#### [TO DO]
Exactly repeat the material, dropping only the pictures.
==============================
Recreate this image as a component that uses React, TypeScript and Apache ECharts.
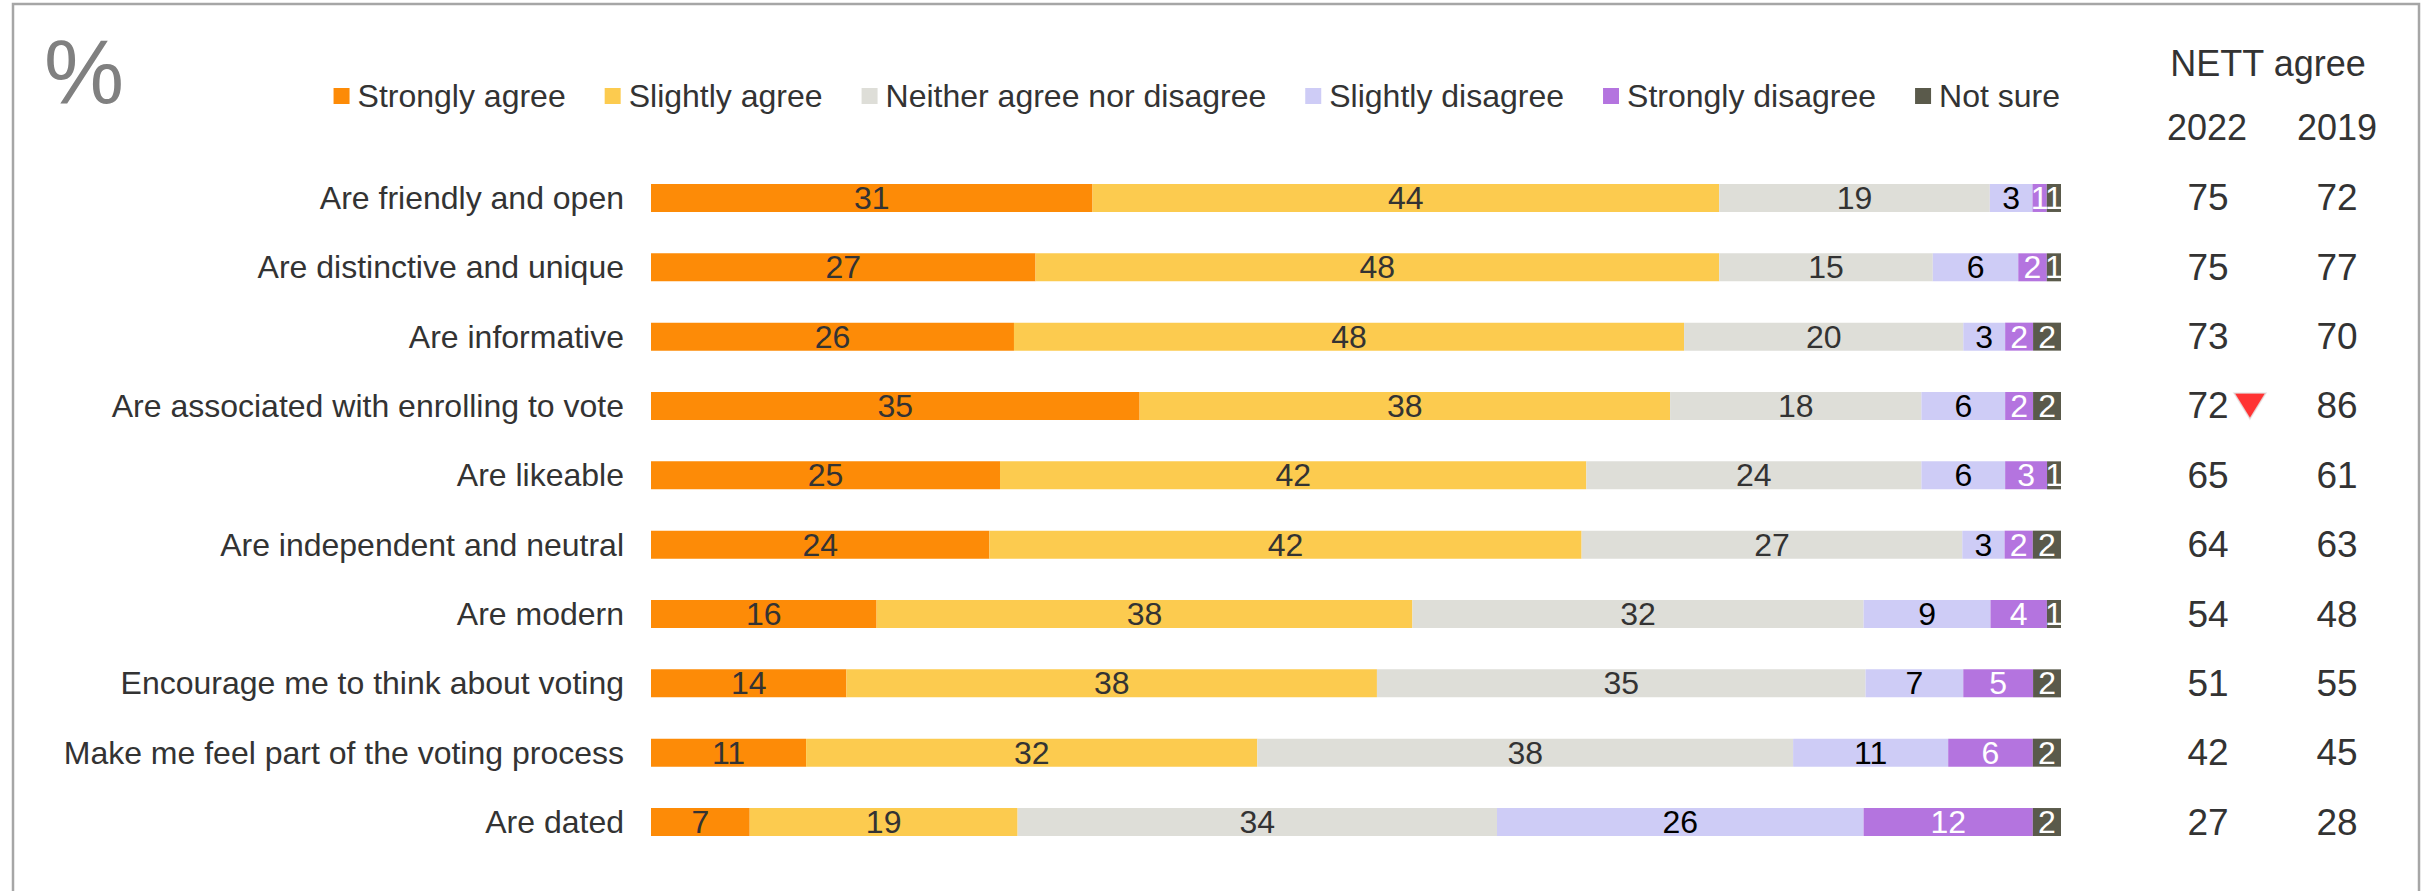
import React, { useEffect, useRef } from "react";
import * as echarts from "echarts";

const categories = [
  "Are friendly and open",
  "Are distinctive and unique",
  "Are informative",
  "Are associated with enrolling to vote",
  "Are likeable",
  "Are independent and neutral",
  "Are modern",
  "Encourage me to think about voting",
  "Make me feel part of the voting process",
  "Are dated",
];

const seriesNames = [
  "Strongly agree",
  "Slightly agree",
  "Neither agree nor disagree",
  "Slightly disagree",
  "Strongly disagree",
  "Not sure",
];

const strongAgree = [31, 27, 26, 35, 25, 24, 16, 14, 11, 7];
const slightAgree = [44, 48, 48, 38, 42, 42, 38, 38, 32, 19];
const neither = [19, 15, 20, 18, 24, 27, 32, 35, 38, 34];
const slightDisagree = [3, 6, 3, 6, 6, 3, 9, 7, 11, 26];
const strongDisagree = [1, 2, 2, 2, 3, 2, 4, 5, 6, 12];
const notSure = [1, 1, 2, 2, 1, 2, 1, 2, 2, 2];

const nett2022 = [75, 75, 73, 72, 65, 64, 54, 51, 42, 27];
const nett2019 = [72, 77, 70, 86, 61, 63, 48, 55, 45, 28];
const significantDrop = [false, false, false, true, false, false, false, false, false, false];

const colors = ["#FD8B07", "#FCCB4F", "#DEDED8", "#CECCF6", "#B474DF", "#5A5A4B"];
const labelColors = ["#333333", "#333333", "#333333", "#000000", "#ffffff", "#ffffff"];

const FONT = "'Liberation Sans', Arial, sans-serif";

export default function App() {
  const ref = useRef<HTMLDivElement>(null);

  useEffect(() => {
    if (!ref.current) return;
    const chart = echarts.init(ref.current, undefined, { renderer: "svg" });
    const all = [strongAgree, slightAgree, neither, slightDisagree, strongDisagree, notSure];
    const totals = categories.map((_, i) => all.reduce((s, arr) => s + arr[i], 0));

    const barSeries = all.map((arr, k) => ({
      name: seriesNames[k],
      type: "bar",
      stack: "total",
      barWidth: 28,
      itemStyle: { color: colors[k] },
      label: {
        show: true,
        position: "inside",
        color: labelColors[k],
        fontSize: 32,
        fontFamily: FONT,
        formatter: (p: any) => String(p.data.raw),
      },
      emphasis: { disabled: true },
      data: arr.map((v, i) => ({ value: (v / totals[i]) * 100, raw: v })),
    }));

    const dropData = significantDrop
      .map((f, i) => (f ? [113.4, i] : null))
      .filter((d) => d !== null);

    chart.setOption({
      animation: false,
      textStyle: { fontFamily: FONT },
      legend: {
        data: seriesNames,
        right: 360,
        top: 75,
        icon: "rect",
        itemWidth: 16,
        itemHeight: 16,
        itemGap: 39,
        selectedMode: false,
        textStyle: { fontSize: 32, color: "#333333", fontFamily: FONT, padding: [0, 0, 0, 3] },
      },
      grid: { left: 651, right: 364, top: 163.3, bottom: 34.3 },
      xAxis: {
        type: "value",
        min: 0,
        max: 100,
        show: false,
      },
      yAxis: [
        {
          type: "category",
          data: categories,
          inverse: true,
          axisLine: { show: false },
          axisTick: { show: false },
          axisLabel: { fontSize: 32, color: "#333333", margin: 27, fontFamily: FONT },
        },
        {
          type: "category",
          data: categories,
          inverse: true,
          position: "right",
          offset: 147,
          axisLine: { show: false },
          axisTick: { show: false },
          axisLabel: {
            fontSize: 37,
            color: "#333333",
            margin: 0,
            align: "center",
            fontFamily: FONT,
            formatter: (_v: string, i: number) => String(nett2022[i]),
          },
        },
        {
          type: "category",
          data: categories,
          inverse: true,
          position: "right",
          offset: 276,
          axisLine: { show: false },
          axisTick: { show: false },
          axisLabel: {
            fontSize: 37,
            color: "#333333",
            margin: 0,
            align: "center",
            fontFamily: FONT,
            formatter: (_v: string, i: number) => String(nett2019[i]),
          },
        },
      ],
      series: [
        ...barSeries,
        {
          name: "drop",
          type: "scatter",
          clip: false,
          symbol: "triangle",
          symbolRotate: 180,
          symbolSize: [32, 26],
          itemStyle: { color: "#FF0000", borderColor: "#e4e4e4", borderWidth: 1.5 },
          emphasis: { disabled: true },
          data: dropData,
        },
      ],
      graphic: [
        {
          type: "rect",
          shape: { x: 13, y: 4, width: 2406, height: 1000 },
          style: { fill: "none", stroke: "#a6a6a6", lineWidth: 2.5 },
          silent: true,
        },
        {
          type: "text",
          x: 44,
          y: 72,
          style: {
            text: "%",
            fontSize: 90,
            fontFamily: FONT,
            fill: "#808080",
            textVerticalAlign: "middle",
          },
        },
        {
          type: "text",
          x: 2268,
          y: 63,
          style: {
            text: "NETT agree",
            fontSize: 36,
            fontFamily: FONT,
            fill: "#333333",
            textAlign: "center",
            textVerticalAlign: "middle",
          },
        },
        {
          type: "text",
          x: 2207,
          y: 127,
          style: {
            text: "2022",
            fontSize: 36,
            fontFamily: FONT,
            fill: "#333333",
            textAlign: "center",
            textVerticalAlign: "middle",
          },
        },
        {
          type: "text",
          x: 2337,
          y: 127,
          style: {
            text: "2019",
            fontSize: 36,
            fontFamily: FONT,
            fill: "#333333",
            textAlign: "center",
            textVerticalAlign: "middle",
          },
        },
      ],
    });

    return () => chart.dispose();
  }, []);

  return (
    <div
      ref={ref}
      style={{ position: "absolute", left: 0, top: 0, width: 2425, height: 891, background: "#ffffff" }}
    />
  );
}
==============================
#### [EXERCISE SOLUTION]
Recreate this image as a component that uses React, TypeScript and Apache ECharts.
import React, { useEffect, useRef } from "react";
import * as echarts from "echarts";

const categories = [
  "Are friendly and open",
  "Are distinctive and unique",
  "Are informative",
  "Are associated with enrolling to vote",
  "Are likeable",
  "Are independent and neutral",
  "Are modern",
  "Encourage me to think about voting",
  "Make me feel part of the voting process",
  "Are dated",
];

const seriesNames = [
  "Strongly agree",
  "Slightly agree",
  "Neither agree nor disagree",
  "Slightly disagree",
  "Strongly disagree",
  "Not sure",
];

const strongAgree = [31, 27, 26, 35, 25, 24, 16, 14, 11, 7];
const slightAgree = [44, 48, 48, 38, 42, 42, 38, 38, 32, 19];
const neither = [19, 15, 20, 18, 24, 27, 32, 35, 38, 34];
const slightDisagree = [3, 6, 3, 6, 6, 3, 9, 7, 11, 26];
const strongDisagree = [1, 2, 2, 2, 3, 2, 4, 5, 6, 12];
const notSure = [1, 1, 2, 2, 1, 2, 1, 2, 2, 2];

const nett2022 = [75, 75, 73, 72, 65, 64, 54, 51, 42, 27];
const nett2019 = [72, 77, 70, 86, 61, 63, 48, 55, 45, 28];
const significantDrop = [false, false, false, true, false, false, false, false, false, false];

const colors = ["#FD8B07", "#FCCB4F", "#DEDED8", "#CECCF6", "#B474DF", "#5A5A4B"];
const labelColors = ["#333333", "#333333", "#333333", "#000000", "#ffffff", "#ffffff"];

const FONT = "'Liberation Sans', Arial, sans-serif";

export default function App() {
  const ref = useRef<HTMLDivElement>(null);

  useEffect(() => {
    if (!ref.current) return;
    const chart = echarts.init(ref.current, undefined, { renderer: "svg" });
    const all = [strongAgree, slightAgree, neither, slightDisagree, strongDisagree, notSure];
    const totals = categories.map((_, i) => all.reduce((s, arr) => s + arr[i], 0));

    const barSeries = all.map((arr, k) => ({
      name: seriesNames[k],
      type: "bar",
      stack: "total",
      barWidth: 28,
      itemStyle: { color: colors[k] },
      label: {
        show: true,
        position: "inside",
        color: labelColors[k],
        fontSize: 32,
        fontFamily: FONT,
        formatter: (p: any) => String(p.data.raw),
      },
      emphasis: { disabled: true },
      data: arr.map((v, i) => ({ value: (v / totals[i]) * 100, raw: v })),
    }));

    const dropData = significantDrop
      .map((f, i) => (f ? [113.4, i] : null))
      .filter((d) => d !== null);

    chart.setOption({
      animation: false,
      textStyle: { fontFamily: FONT },
      legend: {
        data: seriesNames,
        right: 360,
        top: 75,
        icon: "rect",
        itemWidth: 16,
        itemHeight: 16,
        itemGap: 39,
        selectedMode: false,
        textStyle: { fontSize: 32, color: "#333333", fontFamily: FONT, padding: [0, 0, 0, 3] },
      },
      grid: { left: 651, right: 364, top: 163.3, bottom: 34.3 },
      xAxis: {
        type: "value",
        min: 0,
        max: 100,
        show: false,
      },
      yAxis: [
        {
          type: "category",
          data: categories,
          inverse: true,
          axisLine: { show: false },
          axisTick: { show: false },
          axisLabel: { fontSize: 32, color: "#333333", margin: 27, fontFamily: FONT },
        },
        {
          type: "category",
          data: categories,
          inverse: true,
          position: "right",
          offset: 147,
          axisLine: { show: false },
          axisTick: { show: false },
          axisLabel: {
            fontSize: 37,
            color: "#333333",
            margin: 0,
            align: "center",
            fontFamily: FONT,
            formatter: (_v: string, i: number) => String(nett2022[i]),
          },
        },
        {
          type: "category",
          data: categories,
          inverse: true,
          position: "right",
          offset: 276,
          axisLine: { show: false },
          axisTick: { show: false },
          axisLabel: {
            fontSize: 37,
            color: "#333333",
            margin: 0,
            align: "center",
            fontFamily: FONT,
            formatter: (_v: string, i: number) => String(nett2019[i]),
          },
        },
      ],
      series: [
        ...barSeries,
        {
          name: "drop",
          type: "scatter",
          clip: false,
          symbol: "triangle",
          symbolRotate: 180,
          symbolSize: [32, 26],
          itemStyle: { color: "#FF0000", borderColor: "#e4e4e4", borderWidth: 1.5 },
          emphasis: { disabled: true },
          data: dropData,
        },
      ],
      graphic: [
        {
          type: "rect",
          shape: { x: 13, y: 4, width: 2406, height: 1000 },
          style: { fill: "none", stroke: "#a6a6a6", lineWidth: 2.5 },
          silent: true,
        },
        {
          type: "text",
          x: 44,
          y: 72,
          style: {
            text: "%",
            fontSize: 90,
            fontFamily: FONT,
            fill: "#808080",
            textVerticalAlign: "middle",
          },
        },
        {
          type: "text",
          x: 2268,
          y: 63,
          style: {
            text: "NETT agree",
            fontSize: 36,
            fontFamily: FONT,
            fill: "#333333",
            textAlign: "center",
            textVerticalAlign: "middle",
          },
        },
        {
          type: "text",
          x: 2207,
          y: 127,
          style: {
            text: "2022",
            fontSize: 36,
            fontFamily: FONT,
            fill: "#333333",
            textAlign: "center",
            textVerticalAlign: "middle",
          },
        },
        {
          type: "text",
          x: 2337,
          y: 127,
          style: {
            text: "2019",
            fontSize: 36,
            fontFamily: FONT,
            fill: "#333333",
            textAlign: "center",
            textVerticalAlign: "middle",
          },
        },
      ],
    });

    return () => chart.dispose();
  }, []);

  return (
    <div
      ref={ref}
      style={{ position: "absolute", left: 0, top: 0, width: 2425, height: 891, background: "#ffffff" }}
    />
  );
}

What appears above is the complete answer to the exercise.